Lorenzo’s funeral Mass was in Guatemala City on May 20th. He was originally from the former Central Province in the United States and had recently received an obedience to return to the U.S. Province in June. He had received permission to live in a Catholic Worker House in St. Louis, Missouri.
According to Fr. Vicente LOUWAGIE, provincial of Mexico, the Oblates were on their way to a meeting of the Guatemala delegation. He spoke of the “cruel irony that Lorenzo, who always went by bicycle or on foot to be with the street children or victims of HIV, should die while driving a car.”

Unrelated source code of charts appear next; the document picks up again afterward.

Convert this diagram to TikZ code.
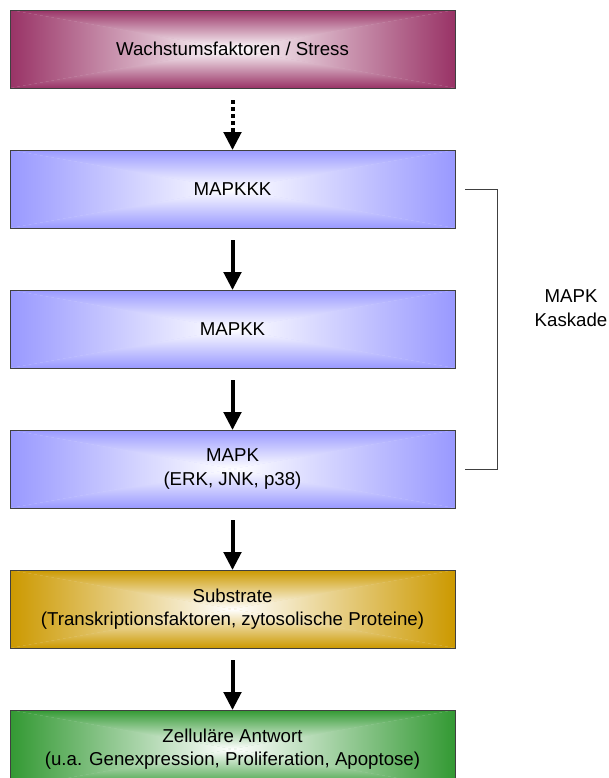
\documentclass[tikz,border=0pt]{standalone}
\usepackage{fontspec}
\setmainfont{Liberation Sans}
\usetikzlibrary{arrows.meta,positioning}

\definecolor{wachstum}{HTML}{993366}
\definecolor{kaskade}{HTML}{9999FF}
\definecolor{substrat}{HTML}{CC9900}
\definecolor{antwort}{HTML}{339933}
\definecolor{rand}{HTML}{404040}

\tikzset{
  kasten/.style={draw=rand, line width=0.75pt, minimum width=333.75pt, minimum height=58.5pt,
    inner sep=0pt, outer sep=0pt, align=center, font=\fontsize{14}{17.6}\selectfont,
    path picture={
      \fill[#1!40!white] (path picture bounding box.south west) rectangle (path picture bounding box.north east);
      \shade[top color=#1, middle color=#1!35!white, bottom color=white] (path picture bounding box.north west) -- (path picture bounding box.north east) -- (path picture bounding box.center) -- cycle;
      \shade[top color=white, middle color=#1!35!white, bottom color=#1] (path picture bounding box.south west) -- (path picture bounding box.south east) -- (path picture bounding box.center) -- cycle;
      \shade[left color=#1, middle color=#1!35!white, right color=white] (path picture bounding box.north west) -- (path picture bounding box.south west) -- (path picture bounding box.center) -- cycle;
      \shade[left color=white, middle color=#1!35!white, right color=#1] (path picture bounding box.north east) -- (path picture bounding box.south east) -- (path picture bounding box.center) -- cycle;
    }},
  pfeil/.style={line width=3pt, -{Triangle[length=13.5pt,width=13pt]}, shorten <=9pt},
  punktpfeil/.style={pfeil, dash pattern=on 3pt off 2.25pt},
  klammer/.style={draw=rand, line width=0.75pt},
}

\begin{document}
\begin{tikzpicture}[x=0.75pt,y=-0.75pt,node distance=46.5pt]
\useasboundingbox (0,0) rectangle (608,778);
%
\node[kasten=wachstum] (wachstum) at (232.5,49) {Wachstumsfaktoren / Stress};
\node[kasten=kaskade, below=of wachstum] (mapkkk) {MAPKKK};
\node[kasten=kaskade, below=of mapkkk] (mapkk) {MAPKK};
\node[kasten=kaskade, below=of mapkk] (mapk) {MAPK\\(ERK, JNK, p38)};
\node[kasten=substrat, below=of mapk] (substrat) {Substrate\\(Transkriptionsfaktoren, zytosolische Proteine)};
\node[kasten=antwort, below=of substrat] (antwort) {Zelluläre Antwort\\(u.a. Genexpression, Proliferation, Apoptose)};
%
\draw[punktpfeil] (wachstum.south) -- (mapkkk.north);
\draw[pfeil] (mapkkk.south) -- (mapkk.north);
\draw[pfeil] (mapkk.south) -- (mapk.north);
\draw[pfeil] (mapk.south) -- (substrat.north);
\draw[pfeil] (substrat.south) -- (antwort.north);
%
\draw[klammer] ([xshift=7.5pt]mapkkk.east) -- ++(32,0) |- ([xshift=7.5pt]mapk.east);
\node[align=center, font=\fontsize{14}{17.6}\selectfont] (kaskadetext) at (571,308) {MAPK\\Kaskade};
\end{tikzpicture}
\end{document}
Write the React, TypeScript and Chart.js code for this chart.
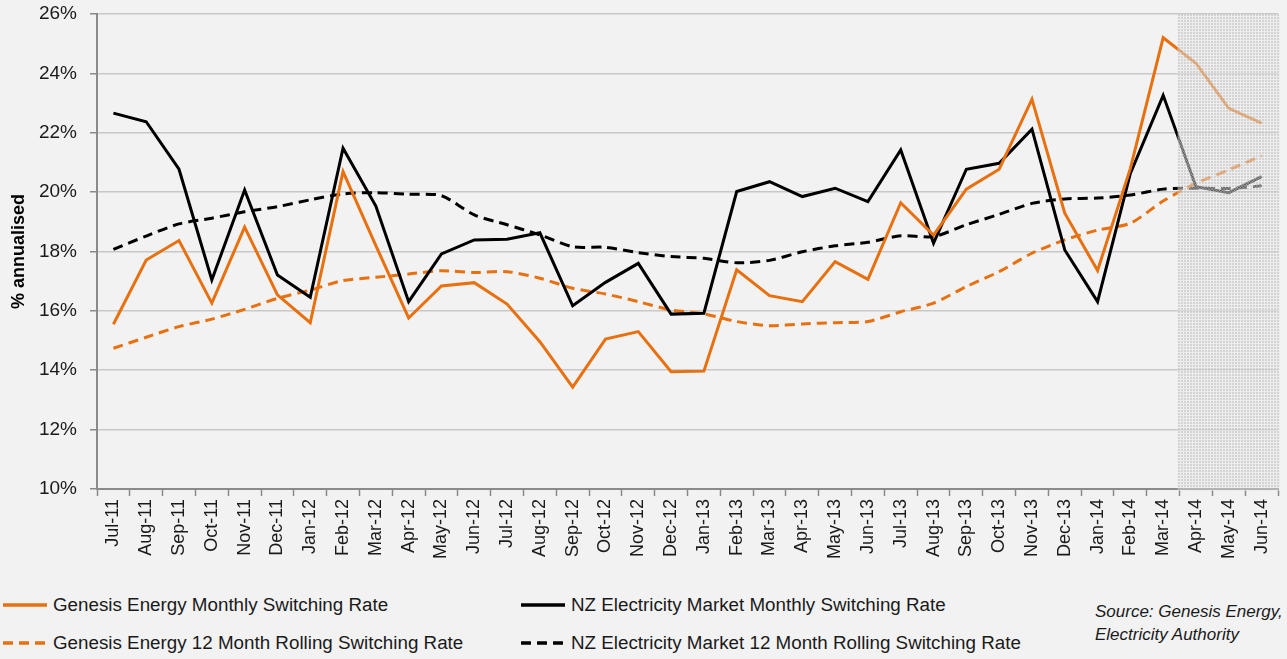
import React, { useEffect, useRef } from 'react';
import { Chart, registerables } from 'chart.js';

Chart.register(...registerables);

const months = [
  'Jul-11', 'Aug-11', 'Sep-11', 'Oct-11', 'Nov-11', 'Dec-11', 'Jan-12', 'Feb-12', 'Mar-12',
  'Apr-12', 'May-12', 'Jun-12', 'Jul-12', 'Aug-12', 'Sep-12', 'Oct-12', 'Nov-12', 'Dec-12',
  'Jan-13', 'Feb-13', 'Mar-13', 'Apr-13', 'May-13', 'Jun-13', 'Jul-13', 'Aug-13', 'Sep-13',
  'Oct-13', 'Nov-13', 'Dec-13', 'Jan-14', 'Feb-14', 'Mar-14', 'Apr-14', 'May-14', 'Jun-14',
];

const genesisMonthly = [
  15.55, 17.71, 18.37, 16.26, 18.82, 16.54, 15.6, 20.69, 18.2,
  15.76, 16.84, 16.95, 16.23, 14.96, 13.43, 15.05, 15.3, 13.95,
  13.97, 17.38, 16.51, 16.31, 17.66, 17.06, 19.64, 18.55, 20.1,
  20.77, 23.13, 19.29, 17.36, 20.8, 25.2, 24.34, 22.82, 22.32,
];

const nzMonthly = [
  22.66, 22.37, 20.77, 17.04, 20.07, 17.21, 16.46, 21.48, 19.53,
  16.31, 17.92, 18.39, 18.41, 18.63, 16.17, 16.96, 17.6, 15.89,
  15.92, 20.02, 20.35, 19.85, 20.13, 19.68, 21.42, 18.28, 20.77,
  20.97, 22.12, 18.05, 16.31, 20.63, 23.26, 20.18, 19.98, 20.52,
];

const genesisRolling = [
  14.74, 15.11, 15.47, 15.72, 16.05, 16.42, 16.7, 17.02, 17.13,
  17.24, 17.35, 17.29, 17.32, 17.1, 16.76, 16.57, 16.31, 16.03,
  15.9, 15.64, 15.5, 15.56, 15.6, 15.64, 15.97, 16.26, 16.82,
  17.32, 17.94, 18.39, 18.72, 18.95, 19.7, 20.3, 20.75, 21.22,
];

const nzRolling = [
  18.07, 18.52, 18.93, 19.12, 19.34, 19.51, 19.74, 19.94, 19.98,
  19.93, 19.88, 19.23, 18.9, 18.56, 18.16, 18.14, 17.96, 17.83,
  17.77, 17.62, 17.7, 17.99, 18.19, 18.31, 18.53, 18.5, 18.9,
  19.25, 19.62, 19.77, 19.8, 19.9, 20.1, 20.13, 20.12, 20.21,
];

const yMin = 10;
const yMax = 26;
const yStep = 2;
const forecastStartIndex = 33; // Apr-14

const seriesNames = [
  'Genesis Energy Monthly Switching Rate',
  'NZ Electricity Market Monthly Switching Rate',
  'Genesis Energy 12 Month Rolling Switching Rate',
  'NZ Electricity Market 12 Month Rolling Switching Rate',
];

const ORANGE = '#E8700E';
const BLACK = '#000000';
const FONT = '"Liberation Sans", Arial, Helvetica, sans-serif';

const shadePlugin = {
  id: 'forecastShade',
  afterDatasetsDraw(chart: any) {
    const { ctx, chartArea, scales } = chart;
    const x = scales.x;
    const left = (x.getPixelForValue(forecastStartIndex - 1) + x.getPixelForValue(forecastStartIndex)) / 2 - 2;
    const pc = document.createElement('canvas');
    pc.width = 3;
    pc.height = 3;
    const p = pc.getContext('2d')!;
    p.fillStyle = 'rgba(196,196,196,0.68)';
    p.fillRect(0, 0, 3, 3);
    p.clearRect(0, 1, 3, 1);
    p.clearRect(1, 0, 1, 3);
    p.fillStyle = 'rgba(232,232,232,0.45)';
    p.fillRect(0, 1, 3, 1);
    p.fillRect(1, 0, 1, 3);
    const pattern = ctx.createPattern(pc, 'repeat');
    ctx.save();
    ctx.fillStyle = pattern;
    ctx.fillRect(left, chartArea.top, chartArea.right + 2 - left, chartArea.bottom - chartArea.top + 2);
    ctx.restore();
  },
};

function ChartCanvas() {
  const ref = useRef<HTMLCanvasElement | null>(null);
  useEffect(() => {
    if (!ref.current) return;
    const chart = new Chart(ref.current, {
      type: 'line',
      data: {
        labels: months,
        datasets: [
          {
            label: seriesNames[0],
            data: genesisMonthly,
            borderColor: ORANGE,
            borderWidth: 3,
            pointRadius: 0,
            tension: 0,
          },
          {
            label: seriesNames[1],
            data: nzMonthly,
            borderColor: BLACK,
            borderWidth: 3,
            pointRadius: 0,
            tension: 0,
          },
          {
            label: seriesNames[2],
            data: genesisRolling,
            borderColor: ORANGE,
            borderWidth: 3,
            borderDash: [10, 6],
            pointRadius: 0,
            tension: 0.25,
          },
          {
            label: seriesNames[3],
            data: nzRolling,
            borderColor: BLACK,
            borderWidth: 3,
            borderDash: [10, 6],
            pointRadius: 0,
            tension: 0.25,
          },
        ],
      },
      options: {
        animation: false,
        responsive: false,
        maintainAspectRatio: false,
        layout: { padding: { top: 0, right: 9, left: 0, bottom: 0 } },
        plugins: {
          legend: { display: false },
          tooltip: { enabled: false },
        },
        scales: {
          x: {
            type: 'category',
            offset: true,
            grid: {
              offset: true,
              drawOnChartArea: false,
              drawTicks: true,
              tickLength: 7,
              tickColor: '#8a8a8a',
              tickWidth: 1.5,
            },
            border: { display: true, color: '#8a8a8a', width: 2 },
            ticks: {
              autoSkip: false,
              maxRotation: 90,
              minRotation: 90,
              padding: 3,
              color: '#1a1a1a',
              font: { family: FONT, size: 18 },
            },
            afterFit(scale: any) {
              scale.height = 101;
            },
          },
          y: {
            min: yMin,
            max: yMax,
            ticks: {
              stepSize: yStep,
              padding: 13,
              color: '#1a1a1a',
              font: { family: FONT, size: 19, lineHeight: 0.1 },
              callback: (v: any) => `${v}%`,
            },
            grid: {
              color: (c: any) => (c.tick && c.tick.value === yMin ? 'rgba(0,0,0,0)' : '#c8c8c8'),
              lineWidth: 1.5,
              drawTicks: true,
              tickLength: 7,
              tickColor: '#8a8a8a',
            },
            border: { display: true, color: '#8a8a8a', width: 2 },
            title: {
              display: true,
              text: '% annualised',
              color: '#000',
              font: { family: FONT, size: 18, weight: 'bold' },
              padding: { top: 8, bottom: 0 },
            },
            afterFit(scale: any) {
              scale.width = 97;
            },
          },
        },
      },
      plugins: [shadePlugin],
    });
    return () => chart.destroy();
  }, []);
  return <canvas ref={ref} width={1287} height={590} style={{ display: 'block', width: 1287, height: 590 }} />;
}

function LegendItem(props: { x: number; y: number; color: string; dashed: boolean; text: string }) {
  const { x, y, color, dashed, text } = props;
  return (
    <div style={{ position: 'absolute', left: x, top: y - 12, height: 24, display: 'flex', alignItems: 'center', whiteSpace: 'nowrap' }}>
      <svg width={46} height={6} style={{ display: 'block' }}>
        <line x1={1} y1={3} x2={45} y2={3} stroke={color} strokeWidth={3.5} strokeDasharray={dashed ? '10 6' : undefined} />
      </svg>
      <span style={{ marginLeft: 5, fontFamily: FONT, fontSize: 18.8, color: '#1a1a1a' }}>{text}</span>
    </div>
  );
}

export default function App() {
  useEffect(() => {
    document.body.style.margin = '0';
    document.body.style.background = '#f2f2f2';
  }, []);
  return (
    <div style={{ position: 'relative', width: 1287, height: 659, background: '#f2f2f2', overflow: 'hidden' }}>
      <ChartCanvas />
      <LegendItem x={2} y={605} color={ORANGE} dashed={false} text={seriesNames[0]} />
      <LegendItem x={520} y={605} color={BLACK} dashed={false} text={seriesNames[1]} />
      <LegendItem x={2} y={643} color={ORANGE} dashed={true} text={seriesNames[2]} />
      <LegendItem x={520} y={643} color={BLACK} dashed={true} text={seriesNames[3]} />
      <div style={{ position: 'absolute', left: 1095, top: 600, fontFamily: FONT, fontStyle: 'italic', fontSize: 17, lineHeight: '23px', color: '#1a1a1a' }}>
        Source: Genesis Energy,
        <br />
        Electricity Authority
      </div>
    </div>
  );
}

Indeed, there are few who have lived the commitment to the poor as deeply and openly as Lorenzo. As a young priest in the late 1960’s, he began to publicly resist the United States’ presence in Vietnam. His resistance to war, to the nuclear arms race, and to the School of the Americas where Latin American soldiers were being trained to fight their own people brought Lorenzo before judges several times and into prison.
With his shaggy hair and beard and simple clothing, he identified with the street people, not only in the United States but also in Brazil. He sometimes slept with them under bridges.
While working in Recife, Brazil, in the late 1970’s, he accompanied street people looking for cast-off vegetables in order to make a meal for the homeless. He was arrested and falsely accused of stealing the cart used to gather the food.
Thrown into a miserable jail, he was beaten and brutalized by other inmates. When the Oblates finally found him, the Archbishop of Recife, Dom Helder Camara interceded for his release. Mrs. Rosalyn Carter, the wife of President Jimmy Carter, was visiting Brazil at the time and she personally interviewed Lorenzo.
He also worked among Salvadoran campesinos who had been terrorized by the civil war in El Salvador in the 1980’s. From there, he went to work with the poor in Guatemala, a ministry he interrupted in order to return to the United States to be with his mother in her last days. After her death, he spent a couple of years living at the Oblate Novitiate in the U.S. Province while he wrote his autobiography, To Wisdom Through Failure: A journey of Compassion, Resistance and Hope.
In it, he wrote: “After being back in the United States over two years I feel sort of like a fish out of water having been exposed to the poor and their living conditions, I anxiously await the day I can return to Guatemala.” He did return, only to die there while serving the people he loved.